--- Supplied material ---
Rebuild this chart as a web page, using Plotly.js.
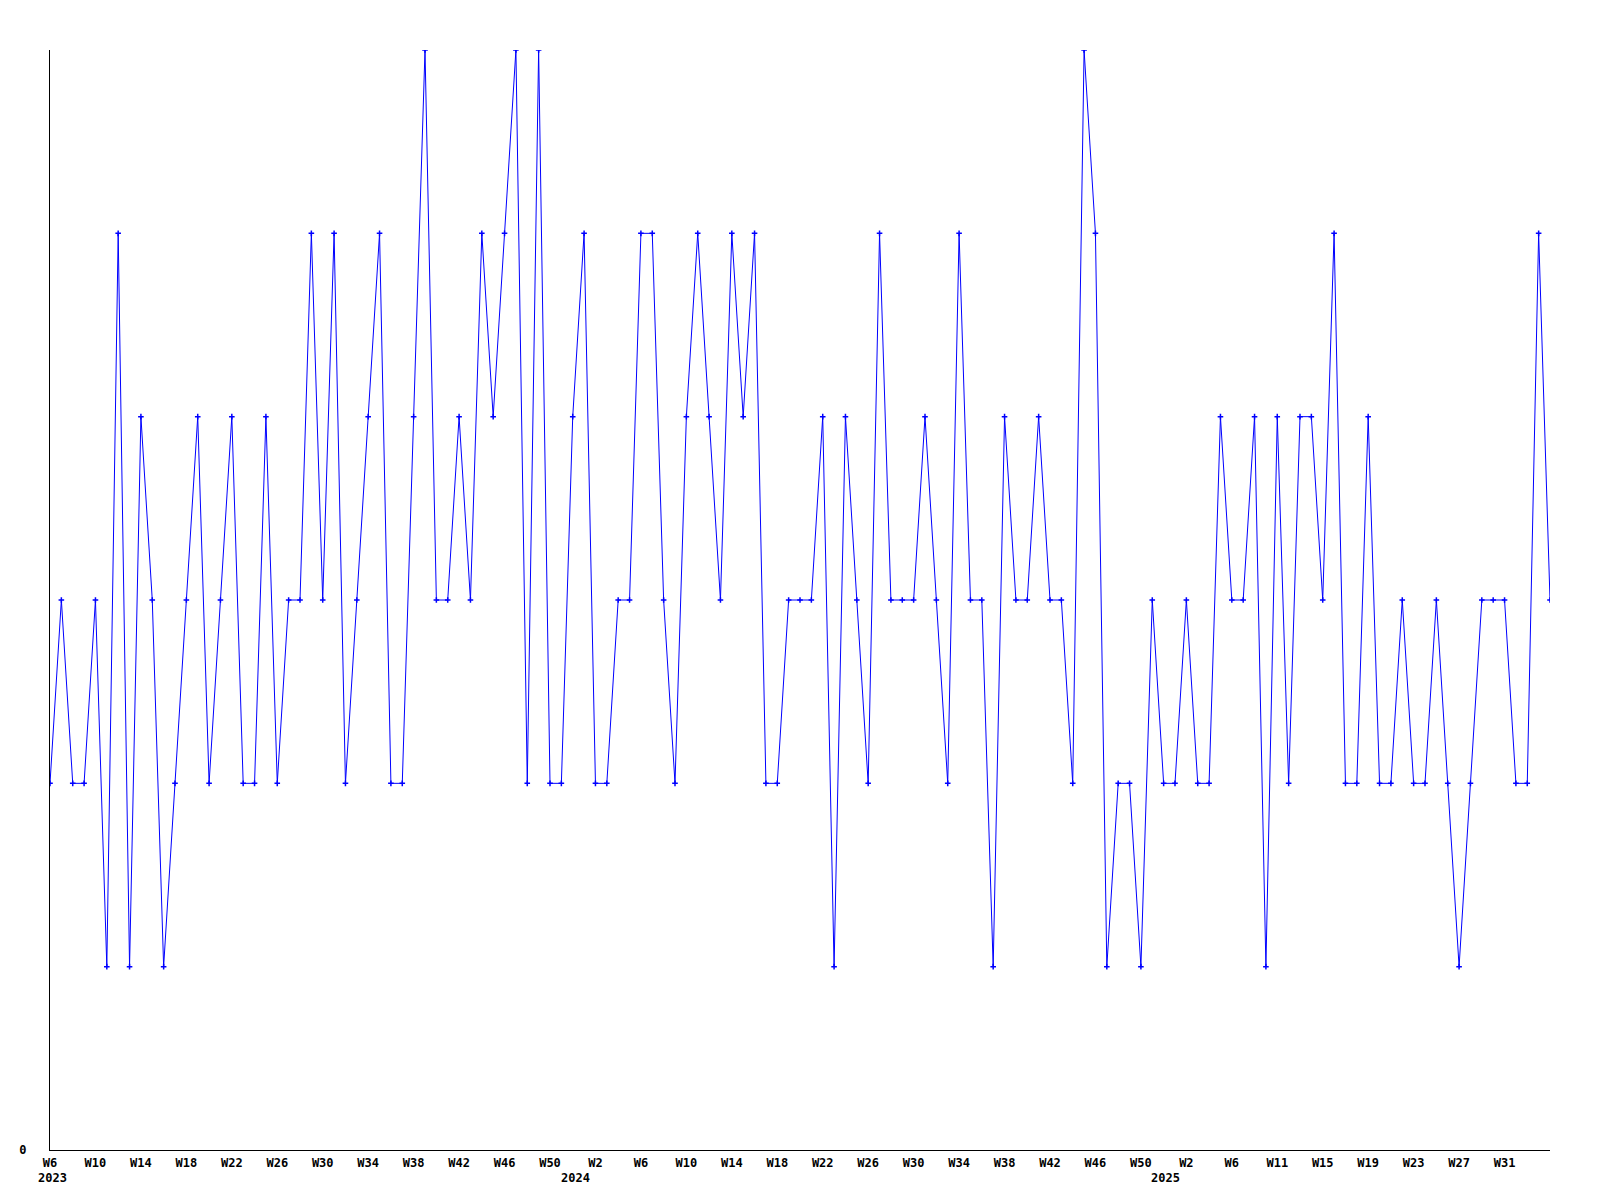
<!DOCTYPE html>
<html>
<head>
<meta charset="utf-8">
<script src="https://cdn.plot.ly/plotly-3.0.1.min.js"></script>
<style>
  html, body { margin: 0; padding: 0; background: #ffffff; }
  #chart { width: 1600px; height: 1200px; }
</style>
</head>
<body>
<div id="chart"></div>
<script>
// Weekly values, 2023 W6 .. 2025 W35 (one point per week)
const values = [
  2,3,2,2,3,1,5,1,4,3,1,2,3,4,2,3,4,2,2,4,2,3,
  3,5,3,5,2,3,4,5,2,2,4,6,3,3,4,3,5,4,5,6,2,6,
  2,2,4,5,2,2,3,3,5,5,3,2,4,5,4,3,5,4,5,2,2,3,
  3,3,4,1,4,3,2,5,3,3,3,4,3,2,5,3,3,1,4,3,3,4,
  3,3,2,6,5,1,2,2,1,3,2,2,3,2,2,4,3,3,4,1,4,2,
  4,4,3,5,2,2,4,2,2,3,2,2,3,2,1,2,3,3,3,2,2,5,3
];
const weekIndex = values.map((_, i) => i);

const tickPositions = [0,4,8,12,16,20,24,28,32,36,40,44,48,52,56,60,64,68,72,76,80,84,88,92,96,100,104,108,112,116,120,124,128];
const tickLabels = ['W6','W10','W14','W18','W22','W26','W30','W34','W38','W42','W46','W50',
                    'W2','W6','W10','W14','W18','W22','W26','W30','W34','W38','W42','W46','W50',
                    'W2','W6','W11','W15','W19','W23','W27','W31'];
const yearLabels = ['2023','2024','2025'];
const yearPositions = [0.2, 46.2, 98.2];

const FONT = 'DejaVu Sans Mono, monospace';

const trace = {
  x: weekIndex,
  y: values,
  type: 'scatter',
  mode: 'lines+markers',
  line: { color: '#0000ff', width: 1 },
  marker: { symbol: 'cross-thin', size: 4, color: '#0000ff', line: { color: '#0000ff', width: 1.5 } },
  cliponaxis: true,
  hoverinfo: 'x+y'
};

const annotations = yearLabels.map((t, k) => ({
  text: t,
  x: yearPositions[k],
  xref: 'x',
  y: 0,
  yref: 'paper',
  yshift: -28,
  showarrow: false,
  xanchor: 'center',
  yanchor: 'middle',
  font: { family: FONT, size: 12, color: '#000000', weight: 'bold' }
}));

const layout = {
  width: 1600,
  height: 1200,
  margin: { l: 50, r: 50, t: 50, b: 50 },
  paper_bgcolor: '#ffffff',
  plot_bgcolor: '#ffffff',
  showlegend: false,
  xaxis: {
    range: [0, 132],
    showgrid: false,
    zeroline: false,
    showline: true,
    linecolor: '#000000',
    linewidth: 1,
    ticks: '',
    tickmode: 'array',
    tickvals: tickPositions,
    ticktext: tickLabels,
    tickangle: 0,
    tickfont: { family: FONT, size: 12, color: '#000000', weight: 'bold' },
    ticklabelstandoff: 2
  },
  yaxis: {
    range: [0, 6],
    showgrid: false,
    zeroline: false,
    showline: true,
    linecolor: '#000000',
    linewidth: 1,
    ticks: '',
    tickmode: 'array',
    tickvals: [0],
    ticktext: ['0'],
    tickfont: { family: FONT, size: 12, color: '#000000', weight: 'bold' },
    ticklabelstandoff: 20
  },
  annotations: annotations
};

Plotly.newPlot('chart', [trace], layout, { displayModeBar: false, staticPlot: true });
</script>
</body>
</html>
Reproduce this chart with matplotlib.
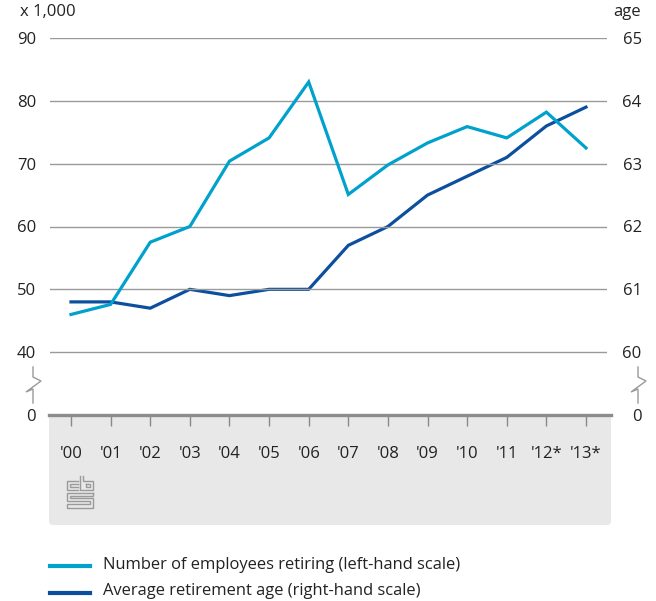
import matplotlib.pyplot as plt
from matplotlib.patches import FancyBboxPatch
from matplotlib.lines import Line2D

plt.rcParams['font.family'] = ['Open Sans', 'DejaVu Sans']

# Employees retiring (x 1,000) and average retirement age, 2000-2013
years = ["'00", "'01", "'02", "'03", "'04", "'05", "'06",
         "'07", "'08", "'09", "'10", "'11", "'12*", "'13*"]
retiring = [46.0, 47.6, 57.5, 60.0, 70.4, 74.1, 83.0,
            65.1, 69.8, 73.3, 75.9, 74.1, 78.2, 72.5]
avg_age = [60.8, 60.8, 60.7, 61.0, 60.9, 61.0, 61.0,
           61.7, 62.0, 62.5, 62.8, 63.1, 63.6, 63.9]
left_ticks = [40, 50, 60, 70, 80, 90]
right_ticks = [60, 61, 62, 63, 64, 65]

light = '#00a1cd'
dark = '#0b4f9e'
grid_c = '#9a9a9a'
text_c = '#222222'

W, H = 656, 601
fig = plt.figure(figsize=(W / 100, H / 100), dpi=100)


def fx(px):
    return px / W


def fy(py):
    return 1 - py / H


def poly(pts, color, lw=1.0):
    fig.add_artist(Line2D([fx(p[0]) for p in pts], [fy(p[1]) for p in pts],
                          color=color, lw=lw, solid_joinstyle='miter'))


# grey panel under the x axis
fig.patches.append(FancyBboxPatch((fx(49), fy(525)), fx(611) - fx(49), fy(414) - fy(525),
                                  boxstyle='round,pad=0,rounding_size=0.006',
                                  transform=fig.transFigure, facecolor='#e8e8e8',
                                  edgecolor='none', zorder=0))

ax = fig.add_axes([fx(50), fy(415), fx(607) - fx(50), fy(38) - fy(415)])
ax.patch.set_visible(False)
x = list(range(len(years)))
ax.set_xlim(-0.53, 13.53)
ax.set_ylim(30, 90)  # 30 stands in for the broken-axis zero
for v in left_ticks:
    ax.axhline(v, color=grid_c, lw=1.0, zorder=1)
for s in ax.spines.values():
    s.set_visible(False)
ax.set_yticks(left_ticks + [30])
ax.set_yticklabels([str(v) for v in left_ticks] + ['0'])
ax.tick_params(axis='y', length=0, pad=10, labelsize=12, labelcolor=text_c)
ax.set_xticks(x)
ax.set_xticklabels(years)
ax.tick_params(axis='x', length=8, width=1, color='#888888', pad=14,
               labelsize=12, labelcolor=text_c, direction='out')

ax.plot(x, retiring, color=light, lw=2.3, zorder=4, clip_on=False,
        solid_joinstyle='miter')

ax2 = ax.twinx()
ax2.set_ylim(59, 65)
for s in ax2.spines.values():
    s.set_visible(False)
ax2.set_yticks(right_ticks + [59])
ax2.set_yticklabels([str(v) for v in right_ticks] + ['0'], ha='right')
ax2.tick_params(axis='y', length=0, pad=25, labelsize=12, labelcolor=text_c)
ax2.plot(x, avg_age, color=dark, lw=2.3, zorder=3, clip_on=False,
         solid_joinstyle='miter')
ax.set_zorder(ax2.get_zorder() + 1)

# thick base line at zero
fig.add_artist(Line2D([fx(49), fx(611)], [fy(415), fy(415)], color='#8c8c8c', lw=2.4))

# axis break marks
for bx in (33, 638):
    poly([(bx, 367), (bx, 377), (bx + 8, 381), (bx - 7, 392), (bx, 389), (bx, 403)],
         '#9a9a9a')

fig.text(fx(20), fy(12), 'x 1,000', fontsize=12, color=text_c, va='center', ha='left')
fig.text(fx(641), fy(12), 'age', fontsize=12, color=text_c, va='center', ha='right')

# cbs logo
logo = '#9a9a9a'
poly([(78, 481), (67, 481), (67, 490), (78, 490)], logo)
poly([(78, 484), (70, 484), (70, 487), (78, 487)], logo)
poly([(80, 476), (80, 490), (93, 490), (93, 481), (83, 481), (83, 476)], logo)
poly([(86, 484), (90, 484), (90, 487), (86, 487), (86, 484)], logo)
poly([(93, 493), (67, 493), (67, 501), (90, 501), (90, 504), (67, 504),
      (67, 508), (93, 508), (93, 498), (70, 498), (70, 496), (93, 496), (93, 493)], logo)

# legend
fig.add_artist(Line2D([fx(50), fx(90)], [fy(566), fy(566)], color=light, lw=3))
fig.add_artist(Line2D([fx(50), fx(90)], [fy(593), fy(593)], color=dark, lw=3))
fig.text(fx(103), fy(565), 'Number of employees retiring (left-hand scale)',
         fontsize=11.9, color=text_c, va='center')
fig.text(fx(103), fy(591), 'Average retirement age (right-hand scale)',
         fontsize=11.9, color=text_c, va='center')

fig.savefig('out.png', dpi=100)
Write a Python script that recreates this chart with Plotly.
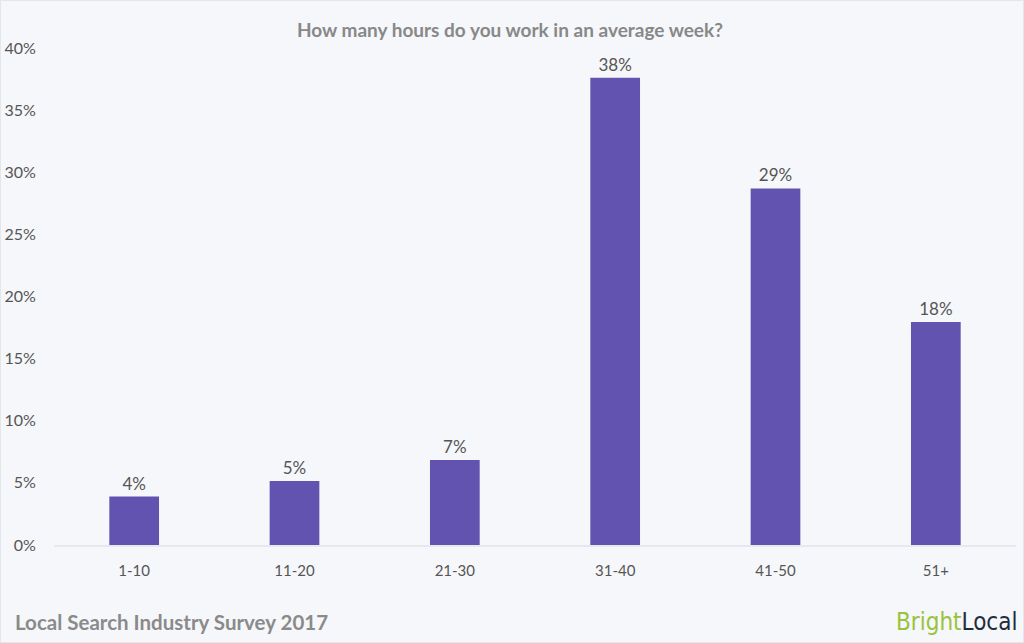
import plotly.graph_objects as go

categories = ["1-10", "11-20", "21-30", "31-40", "41-50", "51+"]
values = [3.9, 5.15, 6.85, 37.6, 28.7, 17.95]
labels = ["4%", "5%", "7%", "38%", "29%", "18%"]
y_ticks = [0, 5, 10, 15, 20, 25, 30, 35, 40]

FONT = "Lato"
W, H = 1024, 643
L, R, T, B = 54, 8, 48, 98
pw, ph = W - L - R, H - T - B

fig = go.Figure()

fig.add_trace(
    go.Bar(
        x=categories,
        y=values,
        text=labels,
        textposition="outside",
        textfont=dict(family=FONT, size=17, color="#555555"),
        marker=dict(color="#6353b0", line=dict(width=0)),
        cliponaxis=False,
    )
)

fig.update_layout(
    width=W,
    height=H,
    margin=dict(l=L, r=R, t=T, b=B, autoexpand=False),
    paper_bgcolor="#f5f7fa",
    plot_bgcolor="#f5f7fa",
    bargap=0.69,
    showlegend=False,
    font=dict(family=FONT, color="#555555"),
    title=dict(
        text="<b>How many hours do you work in an average week?</b>",
        x=0.498,
        xanchor="center",
        y=0.953,
        yanchor="middle",
        font=dict(family=FONT, size=19, color="#888888"),
    ),
    xaxis=dict(
        showgrid=False,
        showline=True,
        linecolor="#e6e8ee",
        linewidth=2,
        automargin=False,
        tickfont=dict(family=FONT, size=15, color="#555555"),
        ticks="outside",
        ticklen=11,
        tickcolor="rgba(0,0,0,0)",
    ),
    yaxis=dict(
        range=[0, 40],
        tickvals=y_ticks,
        ticktext=[f"{v}%" for v in y_ticks],
        showgrid=False,
        zeroline=False,
        automargin=False,
        tickfont=dict(family=FONT, size=16, color="#555555"),
        ticks="outside",
        ticklen=14,
        tickcolor="rgba(0,0,0,0)",
    ),
)

# thin frame round the whole picture
fig.add_shape(
    type="rect",
    xref="paper", yref="paper",
    x0=-L / pw, x1=1 + R / pw, y0=-B / ph, y1=1 + T / ph,
    line=dict(color="#e3e6eb", width=2),
    layer="below",
)

fig.add_annotation(
    text="<b>Local Search Industry Survey 2017</b>",
    xref="paper", yref="paper",
    x=-41 / pw, y=-77 / ph,
    xanchor="left", yanchor="middle",
    showarrow=False,
    font=dict(family=FONT, size=20.5, color="#8a8a8a"),
)
fig.add_annotation(
    text="<span style='color:#9bc23c'>Bright</span><span style='color:#1f2d3d'>Local</span>",
    xref="paper", yref="paper",
    x=1 + 3 / pw, y=-77 / ph,
    xanchor="right", yanchor="middle",
    showarrow=False,
    font=dict(family="DejaVu Sans Condensed, Roboto, Lato", size=24),
)

fig.write_html(
    "out.html",
    config={"displayModeBar": False},
    post_script="document.body.style.margin='0';document.body.style.background='#f5f7fa';",
)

--- Goal ---
From the first line above through the line containing "const weekIndex = values.map((_, i) => i);", copy everything exactly, without the pictures.

--- Solution to this problem ---
Rebuild this chart as a web page, using Plotly.js.
<!DOCTYPE html>
<html>
<head>
<meta charset="utf-8">
<script src="https://cdn.plot.ly/plotly-3.0.1.min.js"></script>
<style>
  html, body { margin: 0; padding: 0; background: #ffffff; }
  #chart { width: 1600px; height: 1200px; }
</style>
</head>
<body>
<div id="chart"></div>
<script>
// Weekly values, 2023 W6 .. 2025 W35 (one point per week)
const values = [
  2,3,2,2,3,1,5,1,4,3,1,2,3,4,2,3,4,2,2,4,2,3,
  3,5,3,5,2,3,4,5,2,2,4,6,3,3,4,3,5,4,5,6,2,6,
  2,2,4,5,2,2,3,3,5,5,3,2,4,5,4,3,5,4,5,2,2,3,
  3,3,4,1,4,3,2,5,3,3,3,4,3,2,5,3,3,1,4,3,3,4,
  3,3,2,6,5,1,2,2,1,3,2,2,3,2,2,4,3,3,4,1,4,2,
  4,4,3,5,2,2,4,2,2,3,2,2,3,2,1,2,3,3,3,2,2,5,3
];
const weekIndex = values.map((_, i) => i);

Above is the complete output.